What I wrote was “The government has been artificially propping up the economy big time by borrowing more and more and more, and it’s naive to think that an extra half-trillion or extra trillion dollars would turn the situation around., as Gindin seems to think.” The issue is how much additional stimulus would be needed to turn the economy around TEMPORARILY.  If one wrongly views the stimulus-to-date as 1/3 of $750 billion, or something like that, as Gindin does, then one imagines than an extra $1 trillion would pack a big punch. But that’s just wrong, because the total stimulus has been $8 trillion, and all of it has been needed to produce the effects it’s had. Another $1 trillion wouldn’t do much even temporarily. It’s a simple matter of multiplier math.

I don’t see the relevance of China here. The US government has borrowed $8 trillion. All of the extra money has been used to lower taxes and increase spending.  It’s had only meager results. There’s no reason to think that another trillion dollars will have more than 1/8 the effect that $8 trillion has had. The same thing goes for monetary policy.

And I need to emphasize again something I wrote in reply to Marko: “if we’re talking about more than a temporary band-aid, Keynesian economics itself tells us that the effects of a stimulus are only temporary; when the stimulus ends, the economy goes back to where it was.”

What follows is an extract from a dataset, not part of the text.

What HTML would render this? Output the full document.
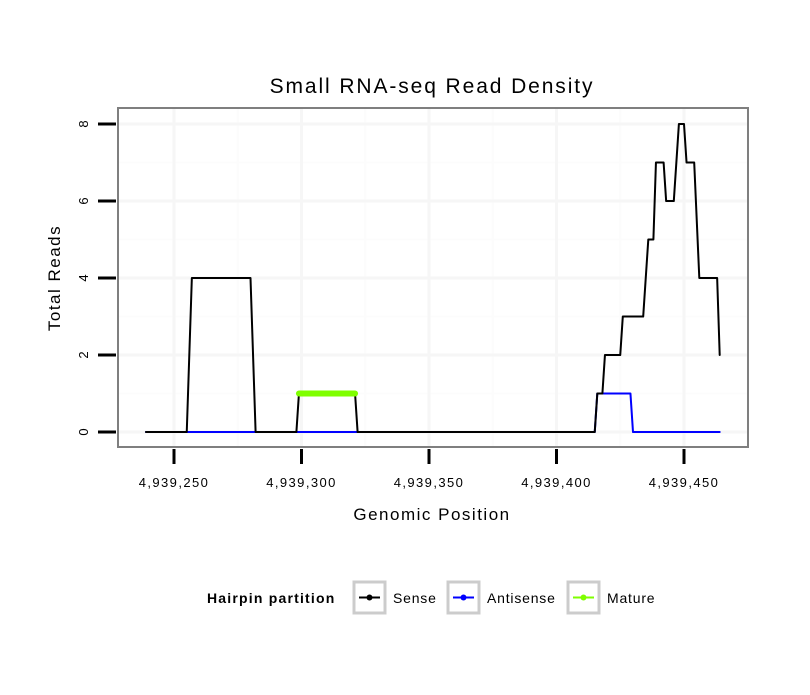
<!DOCTYPE html>
<html><head><meta charset="utf-8"><style>
body{margin:0;background:#fff}
svg text{font-family:"Liberation Sans",sans-serif}
</style></head><body>
<svg id="c" width="810" height="690" xmlns="http://www.w3.org/2000/svg">
<rect width="810" height="690" fill="#fff"/>
<text x="432" y="93" text-anchor="middle" font-size="21" letter-spacing="1.9">Small RNA-seq Read Density</text>
<g id="grid"></g>
<g id="series"></g>
<rect x="118" y="108" width="630" height="339" fill="none" stroke="#7f7f7f" stroke-width="2"/>
<g id="axes"></g>
<text x="432" y="520" text-anchor="middle" font-size="17" letter-spacing="1.5">Genomic Position</text>
<text transform="translate(60,278) rotate(-90)" text-anchor="middle" font-size="17" letter-spacing="1.5">Total Reads</text>
<g>
<text x="207" y="603" font-size="14" font-weight="bold" letter-spacing="1.2">Hairpin partition</text>
<g>
<rect x="354" y="582" width="31" height="31" fill="#fff" stroke="#ccc" stroke-width="3"/>
<line x1="359" y1="597.5" x2="380" y2="597.5" stroke="#000" stroke-width="2"/><circle cx="369.5" cy="597.5" r="3" fill="#000"/>
<text x="393" y="603" font-size="14" letter-spacing="0.8">Sense</text></g>
<g>
<rect x="448" y="582" width="31" height="31" fill="#fff" stroke="#ccc" stroke-width="3"/>
<line x1="453" y1="597.5" x2="474" y2="597.5" stroke="#00f" stroke-width="2"/><circle cx="463.5" cy="597.5" r="3" fill="#00f"/>
<text x="487" y="603" font-size="14" letter-spacing="0.8">Antisense</text></g>
<g>
<rect x="568" y="582" width="31" height="31" fill="#fff" stroke="#ccc" stroke-width="3"/>
<line x1="573" y1="597.5" x2="594" y2="597.5" stroke="#7fff00" stroke-width="2"/><circle cx="583.5" cy="597.5" r="3" fill="#7fff00"/>
<text x="607" y="603" font-size="14" letter-spacing="0.8">Mature</text></g>
</g>
</svg>
<script>
const xTicks=[4939250,4939300,4939350,4939400,4939450];
const xTickLabels=["4,939,250","4,939,300","4,939,350","4,939,400","4,939,450"];
const yTicks=[0,2,4,6,8];
const senseX=[4939239,4939255,4939257,4939280,4939282,4939298,4939299,4939321,4939322,4939415,4939416,4939418,4939419,4939425,4939426,4939434,4939436,4939438,4939439,4939442,4939443,4939446,4939448,4939450,4939451,4939454,4939456,4939463,4939464];
const senseY=[0,0,4,4,0,0,1,1,0,0,1,1,2,2,3,3,5,5,7,7,6,6,8,8,7,7,4,4,2];
const antiX=[4939239,4939415,4939416,4939429,4939430,4939464];
const antiY=[0,0,1,1,0,0];
const matureX=[4939299,4939321];
const matureY=[1,1];
const xs=v=>174+(v-4939250)*2.55;
const ys=v=>432-v*38.5;
const NS="http://www.w3.org/2000/svg";
function mk(t,a,p){const e=document.createElementNS(NS,t);for(const k in a)e.setAttribute(k,a[k]);p.appendChild(e);return e;}
const grid=document.getElementById('grid'),axes=document.getElementById('axes'),ser=document.getElementById('series');
const minorX=[4939225,4939275,4939325,4939375,4939425,4939475];
minorX.forEach(v=>{if(xs(v)>118&&xs(v)<748){const l=mk('line',{x1:xs(v),x2:xs(v),y1:108,y2:447,stroke:'#fcfcfc','stroke-width':2},grid);

}});
[1,3,5,7].forEach(v=>{const l=mk('line',{x1:118,x2:748,y1:ys(v),y2:ys(v),stroke:'#fcfcfc','stroke-width':2},grid);

});
xTicks.forEach((v,i)=>{const g=mk('line',{x1:xs(v),x2:xs(v),y1:108,y2:447,stroke:'#f6f6f6','stroke-width':3},grid);


const t=mk('line',{x1:xs(v),x2:xs(v),y1:449,y2:464,stroke:'#000','stroke-width':3},axes);


const tx=mk('text',{x:xs(v),y:487,'text-anchor':'middle','font-size':13,'letter-spacing':1.4},axes);tx.textContent=xTickLabels[i];

});
yTicks.forEach(v=>{const g=mk('line',{x1:118,x2:748,y1:ys(v),y2:ys(v),stroke:'#f6f6f6','stroke-width':3},grid);


const t=mk('line',{x1:98,x2:116,y1:ys(v),y2:ys(v),stroke:'#000','stroke-width':3},axes);


const tx=mk('text',{transform:`translate(88,${ys(v)}) rotate(-90)`,'text-anchor':'middle','font-size':13},axes);tx.textContent=v;

});
function line(X,Y,c,w,name){const p=mk('polyline',{points:X.map((x,i)=>xs(x)+','+ys(Y[i])).join(' '),fill:'none',stroke:c,'stroke-width':w,'stroke-linejoin':'round','stroke-linecap':'round'},ser);

}
line(antiX,antiY,'#0000ff',2,'antisense-line');
line(senseX,senseY,'#000',2,'sense-line');
line(matureX,matureY,'#7fff00',6,'mature-line');
</script>
</body></html>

On the healthcare thing, one has to keep in mind, first, that I’m talking about distribution, not utility. A dollar paid in medical benefits by a company is a dollar less profit, whatever implications that may or may not have for utility. Second, if we’re talking about *real* (inflation-adjusted) compensation growth, as I was, the growth is the growth in compensation after the effect of rising healthcare prices has been removed. (Heathcare prices are a component of the price index that’s used to adjust for inflation.) In other words, after controlling for inflation, including higher medical prices, compensation per hour rose by an amount that wasn’t small, even for the median worker.